In late March of last year, HB 7010 passed in a 26-0 vote and moved out of committee to the House of Representatives. Staneski said that the unanimous vote demonstrated the committee’s willingness to a bipartisan solution.
“This drug crisis, this opioid crisis, doesn’t attach itself to someone who is a Republican or a Democrat or an Independent or working families, nor does it attach itself to somebody who is at risk meaning someone who gets state funding or somebody who can afford to pay for this treatment,” Staneski said. “The fact that it came out of the Public Health committee with everyone’s support speaks volumes on the desire for us to work on this.”
However, HB 7010 has not made much progress since it has been voted out of committee. In May, the House referred the bill to the Committee on Appropriations and it has not moved since.
It has not been voted on the floor of the House mainly due to disagreements on the provisions of Section I, according to Staneski. Section I, which includes involuntary admission to treatment, raises concerns to many as a violation of civil liberties.
“The biggest piece in my mind, in my opinion only, that caused this to not go forward on the calendar was that piece that allowed a person to be committed involuntarily for emergency alcohol and drug abuse treatment if they had repeatedly overdosed on drugs or been administered Narcan,” Staneski said.
Further, Janine Sullivan-Wiley, the executive director of Northwest Regional Mental Health Board, Inc., is in favor of the bill, but also has concerns regarding the provision requiring involuntary admission.

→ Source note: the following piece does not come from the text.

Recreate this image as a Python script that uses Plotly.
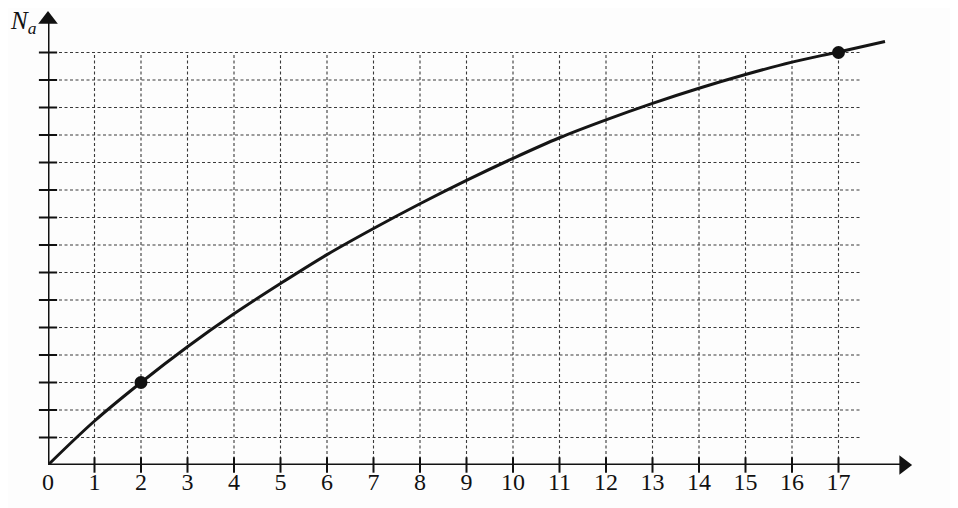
import plotly.graph_objects as go

# ---- data ----
t_values = [0, 1, 2, 3, 4, 5, 6, 7, 8, 9, 10, 11, 12, 13, 14, 15, 16, 17, 18]
n_values = [0, 1.6, 3.0, 4.3, 5.5, 6.6, 7.65, 8.6, 9.5, 10.35, 11.15, 11.9, 12.55, 13.15, 13.7, 14.2, 14.65, 15.02, 15.4]
marked_t = [2, 17]
marked_n = [3, 15]
x_ticks = list(range(0, 18))
x_tick_labels = [str(v) for v in x_ticks]
y_grid = list(range(1, 16))
x_grid = list(range(1, 18))
grid_t_end = 17.5
grid_n_end = 15
x_arrow_end = 18.4
y_arrow_end = 16.2

# page has an 8px body margin -> figure is 950x500
W, H = 950, 500
ml, mr, mt, mb = 40, 20, 2, 43
px_per_t = 46.5
px_per_n = 27.5
plot_w = W - ml - mr
plot_h = H - mt - mb
x_max = plot_w / px_per_t
y_max = plot_h / px_per_n

fig = go.Figure()

grid_color = "#3a3a3a"
dash = "3px,2.5px"
shapes = []
for n in y_grid:
    shapes.append(dict(type="line", xref="x", yref="y", x0=0, x1=grid_t_end, y0=n, y1=n,
                       line=dict(color=grid_color, width=1.1, dash=dash), layer="below"))
for tv in x_grid:
    shapes.append(dict(type="line", xref="x", yref="y", x0=tv, x1=tv, y0=0, y1=grid_n_end,
                       line=dict(color=grid_color, width=1.1, dash=dash), layer="below"))

# axes with arrowheads
fig.add_trace(go.Scatter(x=[0, x_arrow_end], y=[0, 0], mode="lines",
                         line=dict(color="#111", width=3),
                         hoverinfo="skip", showlegend=False, cliponaxis=False))
fig.add_trace(go.Scatter(x=[0, 0], y=[0, y_arrow_end], mode="lines",
                         line=dict(color="#111", width=3),
                         hoverinfo="skip", showlegend=False, cliponaxis=False))
fig.add_trace(go.Scatter(x=[x_arrow_end], y=[0], mode="markers",
                         marker=dict(symbol="triangle-right", size=17, color="#111"),
                         hoverinfo="skip", showlegend=False, cliponaxis=False))
fig.add_trace(go.Scatter(x=[0], y=[y_arrow_end], mode="markers",
                         marker=dict(symbol="triangle-up", size=17, color="#111"),
                         hoverinfo="skip", showlegend=False, cliponaxis=False))

# tick marks crossing the axes
fig.add_trace(go.Scatter(x=x_grid, y=[0] * len(x_grid), mode="markers",
                         marker=dict(symbol="line-ns-open", size=11, color="#111",
                                     line=dict(color="#111", width=2)),
                         hoverinfo="skip", showlegend=False, cliponaxis=False))
fig.add_trace(go.Scatter(x=[0] * len(y_grid), y=y_grid, mode="markers",
                         marker=dict(symbol="line-ew-open", size=13, color="#111",
                                     line=dict(color="#111", width=2)),
                         hoverinfo="skip", showlegend=False, cliponaxis=False))

# curve
fig.add_trace(go.Scatter(x=t_values, y=n_values, mode="lines",
                         line=dict(color="#151515", width=3, shape="spline", smoothing=1.0),
                         hoverinfo="skip", showlegend=False, cliponaxis=False))
fig.add_trace(go.Scatter(x=marked_t, y=marked_n, mode="markers",
                         marker=dict(color="#111", size=13),
                         hoverinfo="skip", showlegend=False, cliponaxis=False))

annotations = [
    dict(x=(31 - ml) / plot_w, y=(mt + plot_h - 14) / plot_h, xref="paper", yref="paper",
         showarrow=False, xanchor="right", yanchor="middle",
         text="<i>N</i><sub><i>a</i></sub>", font=dict(family="Liberation Serif", size=25, color="#111")),
    dict(x=18.6, y=-0.72, xref="x", yref="y", showarrow=False,
         text="<i>t</i> (s)", font=dict(family="Liberation Serif", size=24, color="#111")),
]

fig.update_layout(
    width=W, height=H,
    margin=dict(l=ml, r=mr, t=mt, b=mb),
    paper_bgcolor="#fdfdfd", plot_bgcolor="#fdfdfd",
    shapes=shapes, annotations=annotations,
    xaxis=dict(range=[0, x_max], showgrid=False, zeroline=False, showline=False,
               tickmode="array", tickvals=x_ticks, ticktext=x_tick_labels,
               ticks="", tickfont=dict(family="Liberation Serif", size=24, color="#111"),
               fixedrange=True),
    yaxis=dict(range=[0, y_max], showgrid=False, zeroline=False, showline=False,
               showticklabels=False, ticks="", fixedrange=True),
)

fig.write_html("out.html")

“This bill appears to address the concern about people who have been admitted to emergency departments after repeated overdoses,” stated Sullivan-Wiley in her written testimony. “However, in order for such an action to have the best chance of the person seeking treatment, which is most likely to result in recovery, it should also be coupled with some kind of engagement process.
Although the debate over voluntary and involuntary admission has halted the process, Staneski still hopes that this bill will help both sides get proper treatment.
“I think that it is better we have someone who says, ‘I am ready to get clean,’” Staneski said. “I am ready to address this issue. I get it that there is the civil liberties and civil rights piece on this and protecting that person, but wouldn’t you much rather have that person fighting for their civil liberties than being put six feet under because they were not able to get the treatment they needed?”